* **REQUIREMENTS**
Identify the lines holding "Python" and copy them.

[Figure scripts]

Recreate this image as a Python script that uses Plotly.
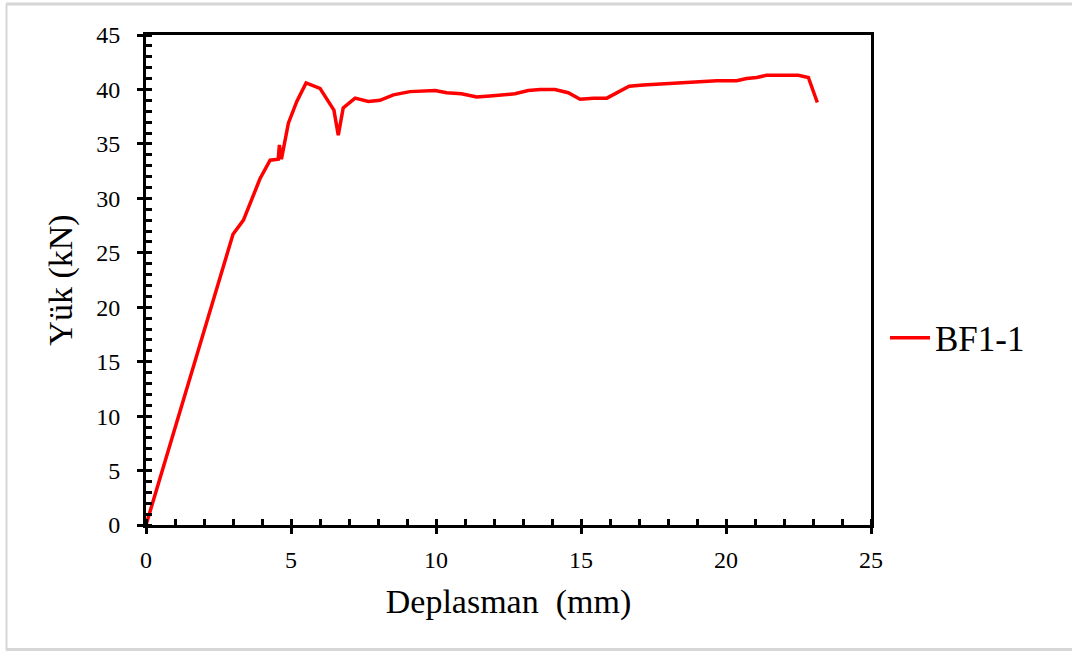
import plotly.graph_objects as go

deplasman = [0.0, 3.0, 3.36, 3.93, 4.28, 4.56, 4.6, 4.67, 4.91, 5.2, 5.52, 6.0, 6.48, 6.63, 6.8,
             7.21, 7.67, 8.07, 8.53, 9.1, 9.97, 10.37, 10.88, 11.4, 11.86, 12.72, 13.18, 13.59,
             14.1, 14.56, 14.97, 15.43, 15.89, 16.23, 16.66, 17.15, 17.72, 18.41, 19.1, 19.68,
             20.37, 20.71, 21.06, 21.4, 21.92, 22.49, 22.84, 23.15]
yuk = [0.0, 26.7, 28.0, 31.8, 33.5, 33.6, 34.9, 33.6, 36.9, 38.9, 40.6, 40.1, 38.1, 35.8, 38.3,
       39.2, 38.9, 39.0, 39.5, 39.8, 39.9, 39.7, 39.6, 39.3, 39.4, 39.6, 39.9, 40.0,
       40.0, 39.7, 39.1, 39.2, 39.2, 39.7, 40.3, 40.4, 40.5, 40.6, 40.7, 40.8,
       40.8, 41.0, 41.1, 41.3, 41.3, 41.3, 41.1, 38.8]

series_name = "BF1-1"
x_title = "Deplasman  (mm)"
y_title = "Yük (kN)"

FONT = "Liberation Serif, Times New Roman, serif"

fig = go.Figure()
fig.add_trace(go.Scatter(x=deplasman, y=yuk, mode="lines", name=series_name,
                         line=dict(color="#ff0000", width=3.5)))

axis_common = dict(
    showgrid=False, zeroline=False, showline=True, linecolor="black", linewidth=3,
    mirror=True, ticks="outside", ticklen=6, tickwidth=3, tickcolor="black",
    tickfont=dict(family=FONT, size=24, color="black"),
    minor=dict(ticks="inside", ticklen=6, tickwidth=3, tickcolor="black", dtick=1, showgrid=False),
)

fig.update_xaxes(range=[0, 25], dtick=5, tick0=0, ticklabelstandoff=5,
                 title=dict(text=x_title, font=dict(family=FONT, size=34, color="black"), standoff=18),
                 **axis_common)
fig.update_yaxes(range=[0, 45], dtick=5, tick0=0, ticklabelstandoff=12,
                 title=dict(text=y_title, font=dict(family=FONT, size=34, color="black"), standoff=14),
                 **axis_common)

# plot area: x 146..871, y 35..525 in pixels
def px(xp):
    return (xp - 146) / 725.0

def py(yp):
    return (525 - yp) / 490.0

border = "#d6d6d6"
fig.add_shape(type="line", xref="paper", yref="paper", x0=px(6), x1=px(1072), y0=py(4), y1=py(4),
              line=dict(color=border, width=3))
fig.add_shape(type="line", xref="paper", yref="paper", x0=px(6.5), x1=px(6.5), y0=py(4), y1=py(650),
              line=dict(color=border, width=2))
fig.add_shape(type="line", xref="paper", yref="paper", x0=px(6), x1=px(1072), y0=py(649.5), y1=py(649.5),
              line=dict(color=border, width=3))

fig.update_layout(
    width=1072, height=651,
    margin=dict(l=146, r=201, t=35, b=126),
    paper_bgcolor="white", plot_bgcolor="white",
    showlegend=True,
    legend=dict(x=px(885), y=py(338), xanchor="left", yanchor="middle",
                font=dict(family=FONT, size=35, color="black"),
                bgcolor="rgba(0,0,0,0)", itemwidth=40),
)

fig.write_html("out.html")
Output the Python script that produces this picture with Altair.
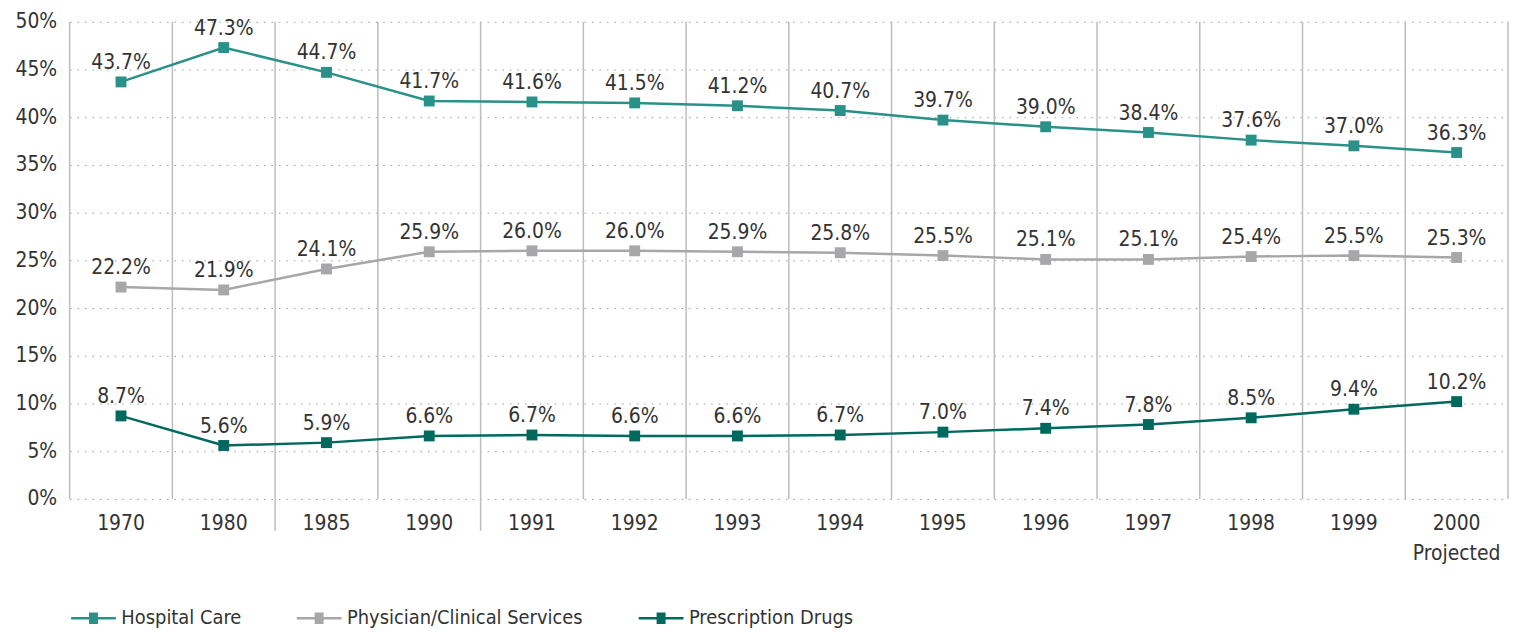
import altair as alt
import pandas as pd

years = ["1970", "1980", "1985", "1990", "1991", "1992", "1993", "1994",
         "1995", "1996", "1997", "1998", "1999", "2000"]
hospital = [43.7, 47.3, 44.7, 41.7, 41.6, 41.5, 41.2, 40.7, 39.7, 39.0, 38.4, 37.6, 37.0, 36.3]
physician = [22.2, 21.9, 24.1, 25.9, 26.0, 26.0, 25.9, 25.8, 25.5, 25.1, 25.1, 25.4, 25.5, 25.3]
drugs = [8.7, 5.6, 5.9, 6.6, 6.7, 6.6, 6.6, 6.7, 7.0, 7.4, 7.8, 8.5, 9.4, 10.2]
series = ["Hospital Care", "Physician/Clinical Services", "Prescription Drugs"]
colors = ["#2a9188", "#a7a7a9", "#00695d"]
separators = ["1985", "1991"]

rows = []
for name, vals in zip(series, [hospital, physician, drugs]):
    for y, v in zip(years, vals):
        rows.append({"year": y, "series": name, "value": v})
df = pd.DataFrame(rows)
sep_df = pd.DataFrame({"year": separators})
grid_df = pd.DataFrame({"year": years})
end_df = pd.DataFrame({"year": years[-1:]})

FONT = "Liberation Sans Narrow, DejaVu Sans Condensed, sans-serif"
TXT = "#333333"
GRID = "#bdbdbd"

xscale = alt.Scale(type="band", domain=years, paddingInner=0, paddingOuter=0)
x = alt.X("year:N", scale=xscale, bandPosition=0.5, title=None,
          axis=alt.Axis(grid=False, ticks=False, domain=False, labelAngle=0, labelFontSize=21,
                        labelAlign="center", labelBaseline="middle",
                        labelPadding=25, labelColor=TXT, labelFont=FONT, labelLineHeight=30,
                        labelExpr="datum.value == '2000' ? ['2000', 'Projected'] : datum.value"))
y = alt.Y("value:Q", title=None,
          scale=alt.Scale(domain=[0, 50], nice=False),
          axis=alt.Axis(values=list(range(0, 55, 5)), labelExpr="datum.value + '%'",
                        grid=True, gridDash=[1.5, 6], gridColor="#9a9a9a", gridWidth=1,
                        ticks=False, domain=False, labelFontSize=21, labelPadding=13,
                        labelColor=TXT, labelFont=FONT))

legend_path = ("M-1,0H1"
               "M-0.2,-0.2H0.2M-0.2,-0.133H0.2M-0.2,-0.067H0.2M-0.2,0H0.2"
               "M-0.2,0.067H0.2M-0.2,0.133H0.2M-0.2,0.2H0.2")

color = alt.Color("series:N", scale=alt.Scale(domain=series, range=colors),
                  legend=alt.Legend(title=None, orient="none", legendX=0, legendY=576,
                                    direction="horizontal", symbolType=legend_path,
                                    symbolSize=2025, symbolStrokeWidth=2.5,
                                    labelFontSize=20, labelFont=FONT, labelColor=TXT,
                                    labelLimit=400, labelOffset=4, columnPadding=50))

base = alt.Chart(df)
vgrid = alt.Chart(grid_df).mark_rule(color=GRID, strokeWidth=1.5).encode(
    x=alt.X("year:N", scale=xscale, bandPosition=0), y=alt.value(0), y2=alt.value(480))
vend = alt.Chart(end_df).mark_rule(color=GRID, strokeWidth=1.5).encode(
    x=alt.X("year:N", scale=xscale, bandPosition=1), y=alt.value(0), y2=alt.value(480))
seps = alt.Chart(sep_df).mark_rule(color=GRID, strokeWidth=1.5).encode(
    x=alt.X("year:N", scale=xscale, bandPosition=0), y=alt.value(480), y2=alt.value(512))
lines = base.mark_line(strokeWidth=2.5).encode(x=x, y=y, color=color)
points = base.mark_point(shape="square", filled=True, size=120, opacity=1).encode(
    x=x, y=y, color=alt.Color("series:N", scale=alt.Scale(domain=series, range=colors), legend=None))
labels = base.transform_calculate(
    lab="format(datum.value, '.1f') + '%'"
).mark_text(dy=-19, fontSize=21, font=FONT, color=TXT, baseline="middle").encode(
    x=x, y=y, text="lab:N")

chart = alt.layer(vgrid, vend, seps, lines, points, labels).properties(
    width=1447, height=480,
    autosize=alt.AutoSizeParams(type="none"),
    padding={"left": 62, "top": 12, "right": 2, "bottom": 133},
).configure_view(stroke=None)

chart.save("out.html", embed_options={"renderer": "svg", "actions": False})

* **FINAL RESULT**
Recreate this image as a Python script that uses Plotly.
Output the Python script that produces this picture with Altair.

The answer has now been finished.